Curve Fitting

**Apprentice123** · September 14th 2010, 04:00 PM

Determine the equation of a straight that best fit the points:

Code:

X|  0  |   2 |   4 |  6  |  8  |  10  |
Y|1.12 |5.06 |9.09 |13.12 |17.14 |21.11 |

**mr fantastic** · September 14th 2010, 04:12 PM

Originally Posted by Apprentice123

Determine the equation of a straight that best fit the points:

Code:

X|  0  |   2 |   4 |  6  |  8  |  10  |
Y|1.12 |5.06 |9.09 |13.12 |17.14 |21.11 |

What method are you expected to use? Linear regression by hand? Technology? etc. Please be more specific about what method you're expected to use.

**Apprentice123** · September 14th 2010, 04:39 PM

Originally Posted by mr fantastic

What method are you expected to use? Linear regression by hand? Technology? etc. Please be more specific about what method you're expected to use.

Least Squares method
I do not understand is how to find the equation of the line. What would be the polynomial

**mr fantastic** · September 14th 2010, 07:32 PM

Originally Posted by Apprentice123

Least Squares method
I do not understand is how to find the equation of the line. What would be the polynomial

Please answer the question I asked in my first reply: Are you expected to do it using technology (eg. calculator that has a linear regression program) or by hand?

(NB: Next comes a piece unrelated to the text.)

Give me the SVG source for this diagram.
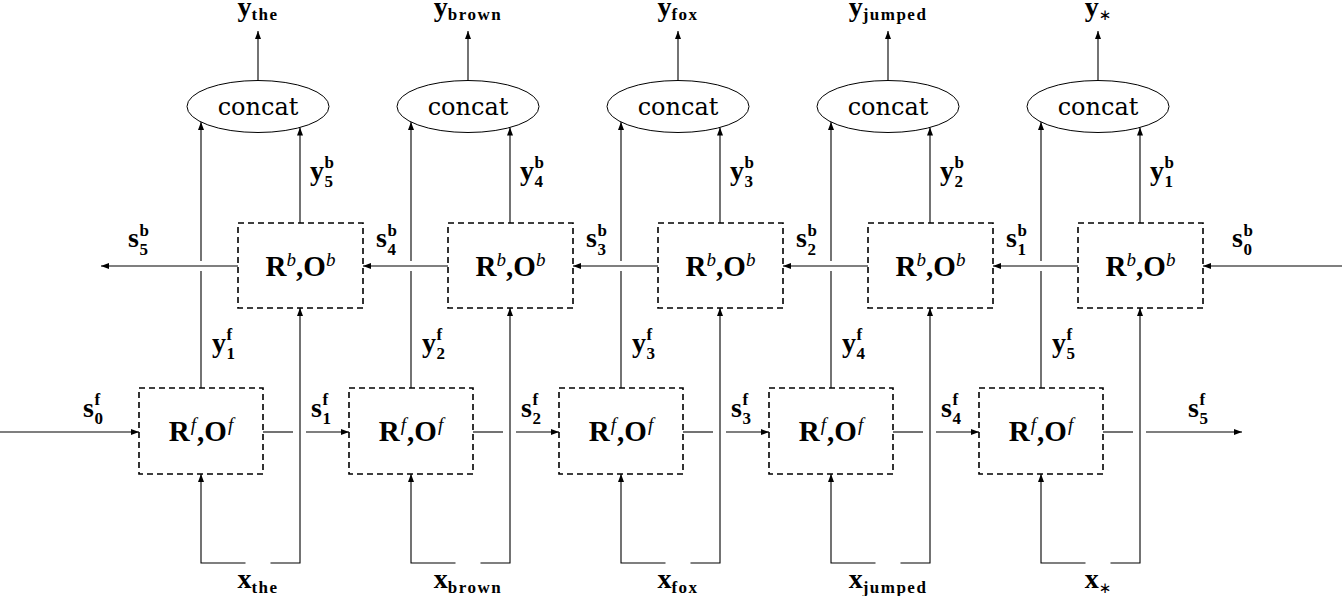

**Apprentice123** · September 14th 2010, 07:45 PM

Originally Posted by mr fantastic

Please answer the question I asked in my first reply: Are you expected to do it using technology (eg. calculator that has a linear regression program) or by hand?

Ohh, sorry. Is by hand

**HallsofIvy** · September 15th 2010, 03:23 AM

Then what formulas do you know? I doubt that you are expected to derive the "least squares" solution by from scratch.

**Apprentice123** · September 15th 2010, 05:37 AM

Originally Posted by HallsofIvy

Then what formulas do you know? I doubt that you are expected to derive the "least squares" solution by from scratch.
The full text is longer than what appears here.